La franela se perdió. Hasta hace pocos meses, cuando la vi por última vez, estaba llena de agujeros, decolorada, pero con el logo de Candy 66 todavía legible.

La esperanza y la nostalgia me llevaron a buscarla, pero no la encontré. Pensé que en casa la habían tomado para quitar el polvo, triste destino de todo trapo viejo, igual que el de los periódicos, depositarios de tantos desechos, pero no. Puedo decir que desapareció, pues no creo que alguien haya cometido el miserable acto de regalar semejante despojo.

En el año 2001 la compré en una tienda que entonces mis amigos y yo ignorábamos que se convertiría en fuente de tantas añoranzas: Board’s, un refugio en medio del tumulto del Sambil. Sitio para melómanos y coleccionistas en el que se encontraban discos que no abundaban en otras tiendas. Ahí compré la franela. Mejor dicho, mi abnegada madre lo hizo. Yo todavía dependía del “¿me puedes dar dinero para?”.

Candy 66 era una banda incipiente, pero tenía varios entusiastas, eso que llaman la movida nacional, dos palabras que mis oídos empezaban a escuchar. Pocas semanas antes sus integrantes habían concertado, a través de una lista de correo electrónico en la que uno se suscribía, a un encuentro en ese mismo centro comercial para la venta de un casete de VHS con algunas grabaciones de la agrupación. Aún la guardo, pero tengo más de 15 años sin verla. Siempre digo que algún día lo haré.

Ahora bien, la desaparición de la camisa revuelve sentimientos y pensamientos. Recuerdo que comenzaba el primer semestre de Comunicación Social en la Universidad Santa María cuando una profesora, de una belleza insuperable durante varios años en la carrera, mandó a formar grupos de trabajo. Eran de máximo cinco integrantes y el que logré conformar solo tenía cuatro.

Al día siguiente, se acercó un estudiante que me preguntó cuántos eran en mi grupo. Contesté que estábamos completos, que no necesitábamos a nadie. Fui prejuicioso, sí. No cambié de parecer incluso cuando me contó que no encontraba con quién hacer el trabajo: grabar un video en el que emuláramos la transmisión en vivo de una noticia.

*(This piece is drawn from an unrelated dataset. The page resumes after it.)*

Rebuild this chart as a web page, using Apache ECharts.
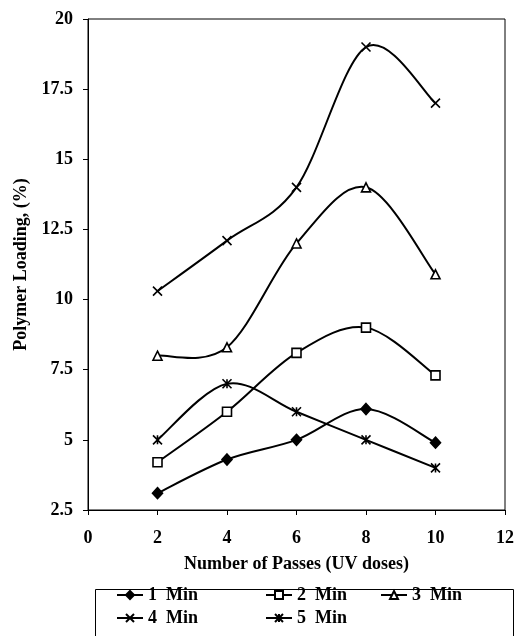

Confieso que fui prejuicioso. “No, este chamo es un vago”, pensé al ver al chamo con shorts, una camisa con diminutos Michael Jordan estampados por doquier y crinejas. Era como un Allen Iverson, pero blanco.

No insistió y siguió su camino. Mi grupo y yo el nuestro, hasta que ninguno quiso estar frente a la cámara. Miedo escénico, pensamos para no indagar si en realidad era mal presagio para unos estudiantes de Comunicación Social.

Uno se encargaría de grabar, el otro de producir y yo de escribir el guión. ¿Y el reportero? Pues busqué al desesperado estudiante del que esperé todavía no tuviera grupo. Le propuse que se uniera a nosotros siempre y cuando fuera quien diera la cara a nuestros ficticios televidentes. Aceptó sin chistar.

Lo hizo bastante bien. De hecho, no pasaron muchos días para que empezaran a configurarse las amistades en el equipo.

Entre él y yo surgió de las mejores. Disímiles en demasía en muchos aspectos, sí, pero con las coincidencias necesarias para forjar vínculos perdurables.

Las conversaciones comenzaron por esos intereses musicales que empezaron a develarse cada vez más, aunque ya yo había dado señas. Meses después me dijo que cuando se encontraba en la deriva entre la fauna del salón, al primero que preguntó fue a mí porque vio que tenía puesta la franela de Candy 66. Por dos o tres semestres tuve ese apodo, “Candy”. Así me decían en los pasillos. No con la intención de molestar, sino más bien por la simple asociación con la franela que solía tener.

Él ya no vive en el país. No hablamos con la misma regularidad, pero la amistad se mantiene. La franela se perdió, pero nunca el afecto. Como decía Jorge Luis Borges, otra de nuestras sabias coincidencias: “La amistad puede prescindir de la frecuencia”.